Ausnahmezustand allerorten. Die Corona-Krise wirft existenzielle Fragen – und nicht selten: Fragen der Existenz – auf; stellt uns permanent vor neue Probleme, weil immer wieder Selbstverständlichkeiten kollabieren; konfrontiert uns mit unvorhergesehenen Hindernissen und schwerwiegenden Konsequenzen: Es ist die Zeit der roten Telefone. Angesichts der Ausmaße dieser realen Krise werden die in den letzten Jahren geführten Diskurse über VUCA, Disruption und Co. zur Sandkastenspielerei: Mehr Disruption als jetzt war nie. Viele Unternehmen und Führungskräfte können derzeit nur noch reagieren. Aus Macht- wird Hilflosigkeit, Verzweiflung oder gar Resignation scheinen durch. Niemand weiß, wie lange dieser Alptraum dauern wird. Kein Kraut dagegen gewachsen? Doch.

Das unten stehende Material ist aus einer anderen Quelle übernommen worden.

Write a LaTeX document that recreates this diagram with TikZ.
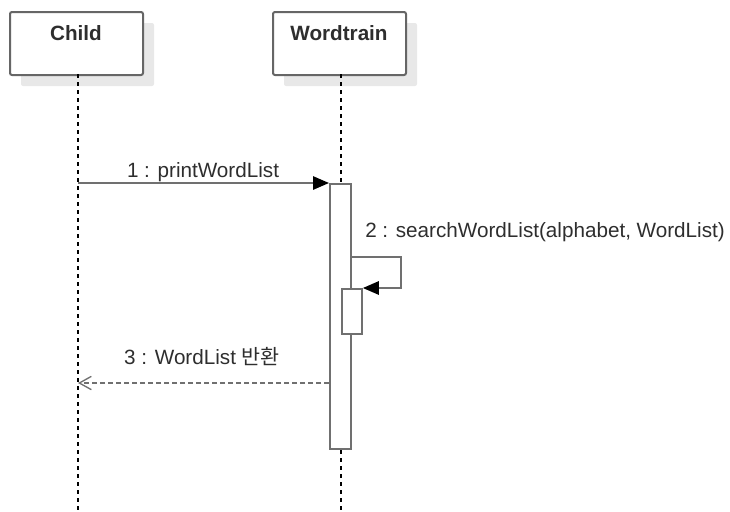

Was mir auffällt: Wenn es mal nicht um Fallzahlen und virologisch geprägte Einschätzungen geht, werden die neue Solidarität und Nachbarschaft, die plötzliche Rückbesinnung auf das Eigentliche herausgestellt. Diese Wiederentdeckung der Menschlichkeit ist mehr als notwendig und ohne Einschränkungen zu begrüßen. „Alle Menschen werden Brüder“, textet Friedrich Schiller in Ludwig van Beethovens Ode an die Freude, die ich am Sonntagabend mit meinen Nachbarn in unserer Straße gesungen habe (seien Sie froh, dass Sie dem entgangen sind).

Doch nicht so häufig begegnen mir Ansätze, die rational und kühl dem unternehmerischen Handeln Orientierung und Struktur bieten können. Das aber sind wesentliche Voraussetzungen für ein Wiedererlangen von Souveränität und Handlungsfähigkeit. Dabei stehen geeignete Instrumente durchaus zur Verfügung, bereitgestellt vom „Krisen- und Notfallmanagement“. In diesem zuweilen eher als nachrangig betrachteten Aufgabenfeld wurden und werden Prozesse, Strukturen und Kompetenzen für das Management von Krisen, Notfällen oder Katastrophen vorgehalten, die gerade jetzt ihren Nutzen ausspielen können. Ein Prinzip möchte ich besonders hervorheben: das Prinzip der Mitigation.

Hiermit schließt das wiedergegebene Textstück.